- _WORK REQUIRED_: Reproduce, exactly and in full, the lines from the one with "Write a component" through the one with "import * as" in the data below; drop pictures.
____________
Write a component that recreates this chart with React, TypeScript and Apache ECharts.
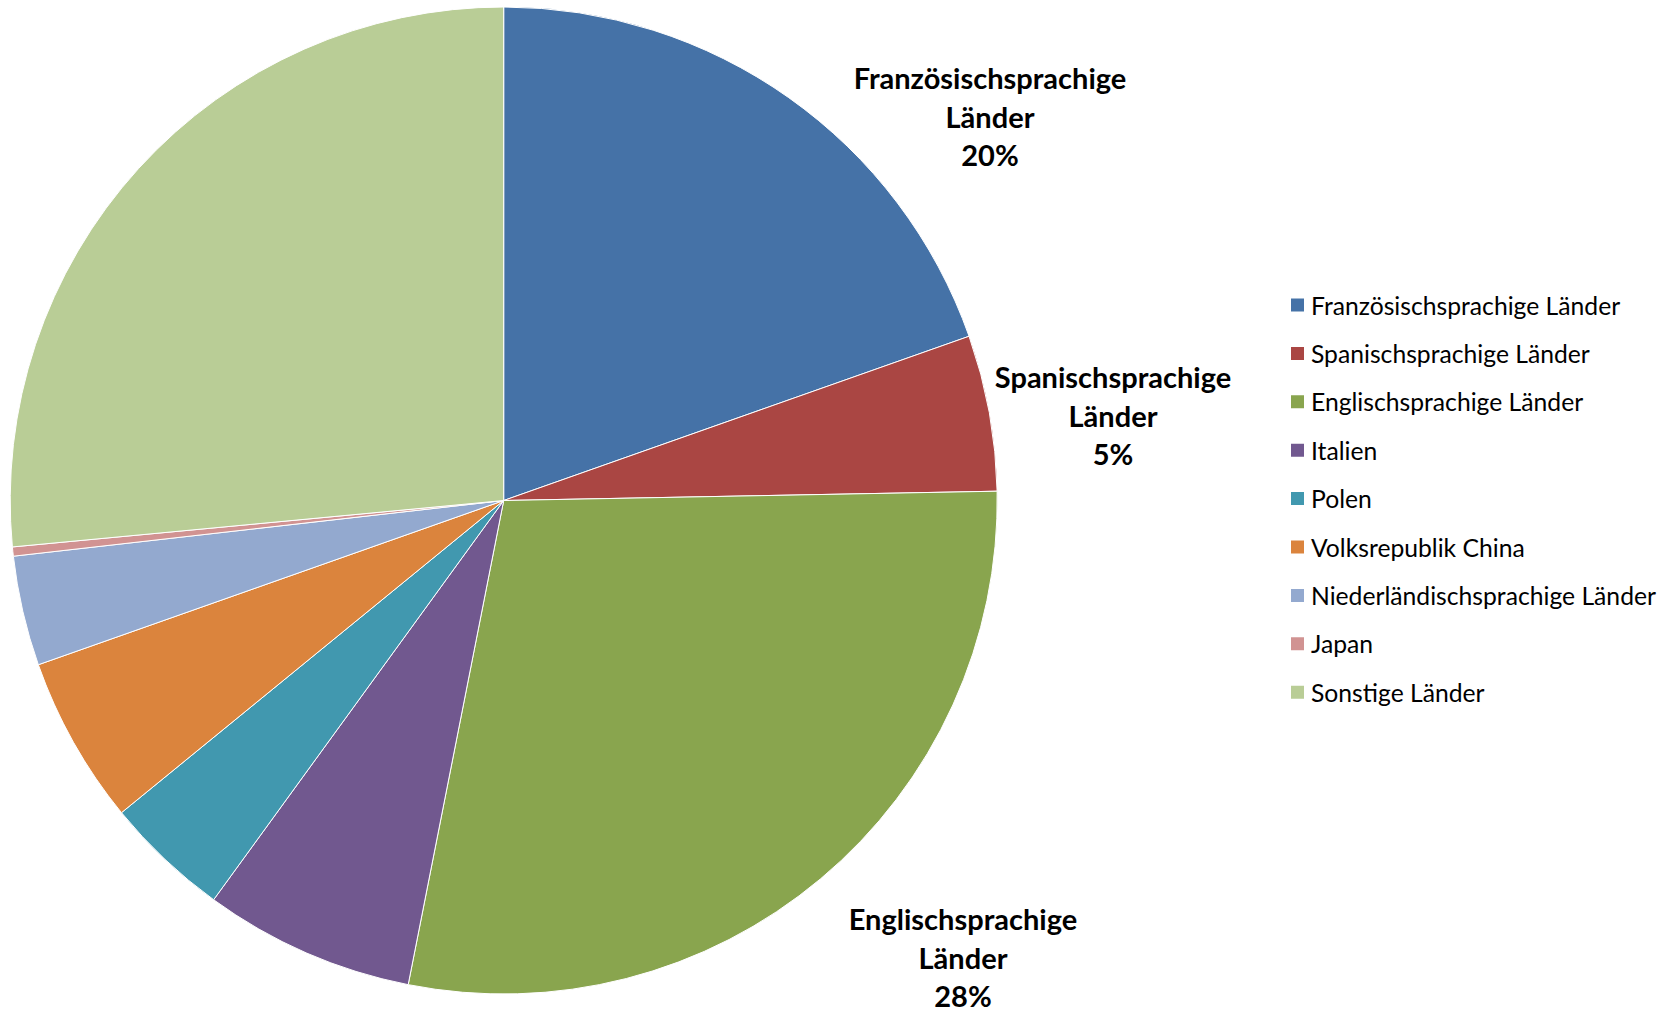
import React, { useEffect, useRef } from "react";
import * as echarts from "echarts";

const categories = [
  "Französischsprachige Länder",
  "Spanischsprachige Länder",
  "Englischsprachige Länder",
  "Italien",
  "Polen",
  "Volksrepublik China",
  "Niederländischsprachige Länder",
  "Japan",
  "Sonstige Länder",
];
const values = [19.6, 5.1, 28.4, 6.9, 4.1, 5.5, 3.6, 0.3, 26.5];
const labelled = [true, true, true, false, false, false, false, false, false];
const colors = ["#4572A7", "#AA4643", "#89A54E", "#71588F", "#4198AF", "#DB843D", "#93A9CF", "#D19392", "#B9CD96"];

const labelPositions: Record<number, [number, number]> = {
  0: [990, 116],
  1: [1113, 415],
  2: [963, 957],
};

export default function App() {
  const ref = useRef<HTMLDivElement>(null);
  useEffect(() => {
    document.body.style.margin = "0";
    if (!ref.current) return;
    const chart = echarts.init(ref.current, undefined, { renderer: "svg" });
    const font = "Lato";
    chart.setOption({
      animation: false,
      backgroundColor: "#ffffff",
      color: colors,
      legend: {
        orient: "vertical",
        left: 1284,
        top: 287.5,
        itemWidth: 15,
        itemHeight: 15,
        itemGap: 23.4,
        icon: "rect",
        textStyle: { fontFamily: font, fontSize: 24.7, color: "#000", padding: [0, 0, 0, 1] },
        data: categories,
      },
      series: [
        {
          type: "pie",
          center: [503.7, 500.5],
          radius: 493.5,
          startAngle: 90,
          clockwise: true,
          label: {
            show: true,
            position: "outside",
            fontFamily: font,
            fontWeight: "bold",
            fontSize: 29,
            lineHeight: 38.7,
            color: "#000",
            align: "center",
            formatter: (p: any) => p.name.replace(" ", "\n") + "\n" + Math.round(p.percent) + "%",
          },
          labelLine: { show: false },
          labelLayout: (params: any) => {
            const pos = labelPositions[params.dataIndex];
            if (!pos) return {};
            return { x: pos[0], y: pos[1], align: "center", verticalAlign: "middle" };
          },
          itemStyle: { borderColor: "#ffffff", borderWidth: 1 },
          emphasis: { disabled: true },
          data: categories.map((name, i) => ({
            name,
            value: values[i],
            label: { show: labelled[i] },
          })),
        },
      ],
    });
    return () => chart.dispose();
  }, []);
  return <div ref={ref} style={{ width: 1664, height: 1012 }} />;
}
____________
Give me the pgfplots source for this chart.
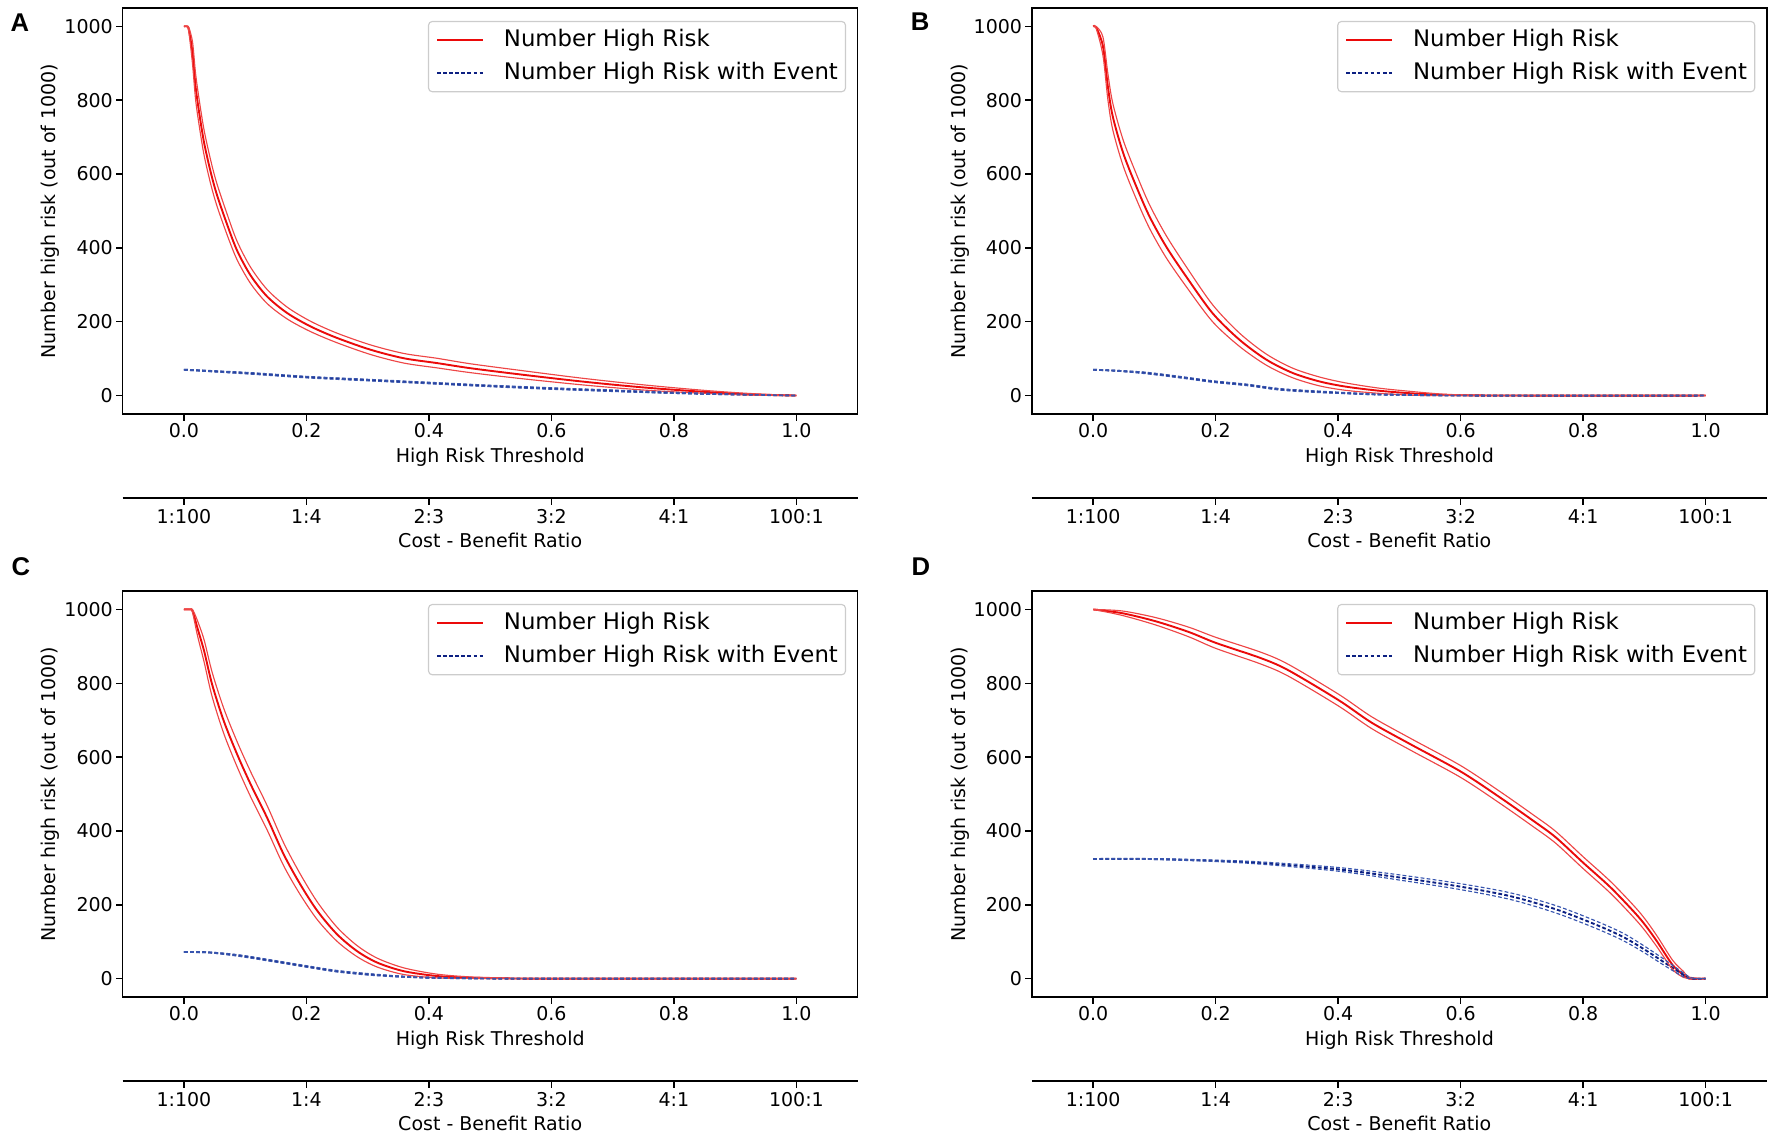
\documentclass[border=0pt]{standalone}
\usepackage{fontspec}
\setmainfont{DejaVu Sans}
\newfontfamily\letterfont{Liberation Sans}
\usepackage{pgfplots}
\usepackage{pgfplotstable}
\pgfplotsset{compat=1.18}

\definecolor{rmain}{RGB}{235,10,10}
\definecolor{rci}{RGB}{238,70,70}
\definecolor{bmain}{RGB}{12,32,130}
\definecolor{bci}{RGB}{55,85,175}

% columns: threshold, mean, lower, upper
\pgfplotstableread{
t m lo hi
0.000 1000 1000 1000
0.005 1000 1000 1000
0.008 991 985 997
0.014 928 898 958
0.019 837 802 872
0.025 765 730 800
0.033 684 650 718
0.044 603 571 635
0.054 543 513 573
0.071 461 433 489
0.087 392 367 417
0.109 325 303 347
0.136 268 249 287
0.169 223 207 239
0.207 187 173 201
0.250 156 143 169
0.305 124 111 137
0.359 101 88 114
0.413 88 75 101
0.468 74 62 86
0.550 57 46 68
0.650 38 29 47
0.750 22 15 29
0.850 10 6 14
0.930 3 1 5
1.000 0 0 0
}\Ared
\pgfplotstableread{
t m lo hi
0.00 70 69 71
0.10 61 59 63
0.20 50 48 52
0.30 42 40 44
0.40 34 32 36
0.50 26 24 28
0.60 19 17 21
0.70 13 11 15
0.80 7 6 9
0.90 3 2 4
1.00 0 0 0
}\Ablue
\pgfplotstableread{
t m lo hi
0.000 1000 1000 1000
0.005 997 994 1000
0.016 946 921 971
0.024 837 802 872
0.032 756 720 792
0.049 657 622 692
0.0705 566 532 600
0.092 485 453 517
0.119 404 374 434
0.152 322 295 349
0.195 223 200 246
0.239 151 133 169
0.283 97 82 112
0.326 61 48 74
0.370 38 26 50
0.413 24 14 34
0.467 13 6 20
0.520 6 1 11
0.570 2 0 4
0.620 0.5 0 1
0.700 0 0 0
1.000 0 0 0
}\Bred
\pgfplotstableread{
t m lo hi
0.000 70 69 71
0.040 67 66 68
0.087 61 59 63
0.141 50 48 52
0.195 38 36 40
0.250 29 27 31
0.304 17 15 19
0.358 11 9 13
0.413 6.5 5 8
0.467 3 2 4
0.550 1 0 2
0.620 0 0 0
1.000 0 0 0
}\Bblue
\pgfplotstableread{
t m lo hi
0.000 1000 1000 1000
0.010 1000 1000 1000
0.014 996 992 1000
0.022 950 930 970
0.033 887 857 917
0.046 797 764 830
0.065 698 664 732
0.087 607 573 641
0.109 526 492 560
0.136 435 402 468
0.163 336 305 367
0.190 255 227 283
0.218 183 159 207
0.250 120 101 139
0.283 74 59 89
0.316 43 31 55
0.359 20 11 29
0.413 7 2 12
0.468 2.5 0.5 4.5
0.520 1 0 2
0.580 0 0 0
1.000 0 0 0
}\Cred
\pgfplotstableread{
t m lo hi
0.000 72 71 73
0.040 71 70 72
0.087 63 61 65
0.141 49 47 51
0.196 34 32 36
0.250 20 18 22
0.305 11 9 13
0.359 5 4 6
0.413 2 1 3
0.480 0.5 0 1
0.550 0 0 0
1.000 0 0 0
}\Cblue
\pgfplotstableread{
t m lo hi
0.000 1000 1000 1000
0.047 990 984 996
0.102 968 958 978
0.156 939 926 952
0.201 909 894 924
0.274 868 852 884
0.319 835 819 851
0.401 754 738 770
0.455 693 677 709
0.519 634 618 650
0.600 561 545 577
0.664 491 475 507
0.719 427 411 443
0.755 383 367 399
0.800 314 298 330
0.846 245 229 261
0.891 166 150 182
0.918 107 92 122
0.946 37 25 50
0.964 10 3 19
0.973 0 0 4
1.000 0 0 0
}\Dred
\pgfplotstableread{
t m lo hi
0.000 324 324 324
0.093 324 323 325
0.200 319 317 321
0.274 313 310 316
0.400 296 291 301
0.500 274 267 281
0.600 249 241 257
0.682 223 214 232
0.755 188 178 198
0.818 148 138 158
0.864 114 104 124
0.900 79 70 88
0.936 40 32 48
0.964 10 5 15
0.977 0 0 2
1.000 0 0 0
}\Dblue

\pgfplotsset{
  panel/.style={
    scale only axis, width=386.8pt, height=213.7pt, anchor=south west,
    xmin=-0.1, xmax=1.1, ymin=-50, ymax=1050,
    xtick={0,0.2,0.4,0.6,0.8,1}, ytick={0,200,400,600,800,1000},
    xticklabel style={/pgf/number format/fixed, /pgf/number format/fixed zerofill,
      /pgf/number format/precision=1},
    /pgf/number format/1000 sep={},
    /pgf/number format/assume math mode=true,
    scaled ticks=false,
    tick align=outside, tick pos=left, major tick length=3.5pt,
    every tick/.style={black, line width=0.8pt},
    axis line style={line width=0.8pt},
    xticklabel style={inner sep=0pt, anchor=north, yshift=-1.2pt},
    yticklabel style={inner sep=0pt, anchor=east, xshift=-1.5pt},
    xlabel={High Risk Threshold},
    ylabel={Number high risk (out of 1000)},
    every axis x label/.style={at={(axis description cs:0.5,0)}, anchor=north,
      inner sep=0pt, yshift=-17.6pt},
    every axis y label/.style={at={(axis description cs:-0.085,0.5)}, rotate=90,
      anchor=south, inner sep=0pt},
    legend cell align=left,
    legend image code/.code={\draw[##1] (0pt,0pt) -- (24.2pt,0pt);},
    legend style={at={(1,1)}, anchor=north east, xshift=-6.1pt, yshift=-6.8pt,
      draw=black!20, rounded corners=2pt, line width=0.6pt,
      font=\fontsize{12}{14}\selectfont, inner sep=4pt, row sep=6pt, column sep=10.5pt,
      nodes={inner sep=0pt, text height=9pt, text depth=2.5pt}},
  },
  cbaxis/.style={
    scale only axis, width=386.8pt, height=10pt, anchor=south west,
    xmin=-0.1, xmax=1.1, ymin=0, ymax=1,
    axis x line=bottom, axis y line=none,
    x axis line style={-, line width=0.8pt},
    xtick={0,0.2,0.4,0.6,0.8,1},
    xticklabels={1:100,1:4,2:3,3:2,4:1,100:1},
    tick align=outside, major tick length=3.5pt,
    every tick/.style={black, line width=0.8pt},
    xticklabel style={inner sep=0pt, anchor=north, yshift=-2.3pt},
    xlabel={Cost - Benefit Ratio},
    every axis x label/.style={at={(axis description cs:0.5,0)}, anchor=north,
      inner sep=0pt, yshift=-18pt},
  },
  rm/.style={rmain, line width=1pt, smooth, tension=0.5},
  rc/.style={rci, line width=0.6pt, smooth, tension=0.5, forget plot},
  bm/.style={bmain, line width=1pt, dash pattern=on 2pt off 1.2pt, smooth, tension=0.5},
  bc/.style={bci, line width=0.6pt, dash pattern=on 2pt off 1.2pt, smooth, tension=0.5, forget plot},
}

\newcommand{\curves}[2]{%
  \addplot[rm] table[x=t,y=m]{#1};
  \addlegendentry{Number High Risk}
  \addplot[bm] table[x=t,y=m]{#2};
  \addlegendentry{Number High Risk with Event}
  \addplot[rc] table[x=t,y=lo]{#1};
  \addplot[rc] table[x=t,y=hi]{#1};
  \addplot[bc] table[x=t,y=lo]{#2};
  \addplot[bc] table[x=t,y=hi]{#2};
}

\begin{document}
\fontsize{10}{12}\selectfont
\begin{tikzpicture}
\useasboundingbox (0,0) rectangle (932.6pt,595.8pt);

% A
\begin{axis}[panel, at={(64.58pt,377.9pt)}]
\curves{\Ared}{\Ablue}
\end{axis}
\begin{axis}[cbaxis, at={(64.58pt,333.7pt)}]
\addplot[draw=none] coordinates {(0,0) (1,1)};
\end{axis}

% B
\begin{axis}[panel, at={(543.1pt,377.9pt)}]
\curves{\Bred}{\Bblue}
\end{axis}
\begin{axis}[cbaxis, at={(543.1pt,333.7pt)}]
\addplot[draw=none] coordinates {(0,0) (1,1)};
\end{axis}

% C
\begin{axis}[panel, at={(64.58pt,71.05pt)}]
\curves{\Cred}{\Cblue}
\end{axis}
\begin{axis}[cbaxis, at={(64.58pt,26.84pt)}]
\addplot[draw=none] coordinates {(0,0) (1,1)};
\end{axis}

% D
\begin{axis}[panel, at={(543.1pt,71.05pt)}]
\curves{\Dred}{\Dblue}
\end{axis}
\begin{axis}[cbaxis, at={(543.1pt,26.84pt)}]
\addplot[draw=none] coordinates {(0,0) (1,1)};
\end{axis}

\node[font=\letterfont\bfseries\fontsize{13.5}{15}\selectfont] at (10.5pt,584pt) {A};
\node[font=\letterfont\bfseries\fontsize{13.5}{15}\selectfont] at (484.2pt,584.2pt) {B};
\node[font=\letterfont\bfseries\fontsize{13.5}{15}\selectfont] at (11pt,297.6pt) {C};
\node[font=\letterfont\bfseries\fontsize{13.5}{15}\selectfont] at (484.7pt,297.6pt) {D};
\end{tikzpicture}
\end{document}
____________
- _RESPONSE_:
Write a component that recreates this chart with React, TypeScript and Apache ECharts.
import React, { useEffect, useRef } from "react";
import * as echarts from "echarts";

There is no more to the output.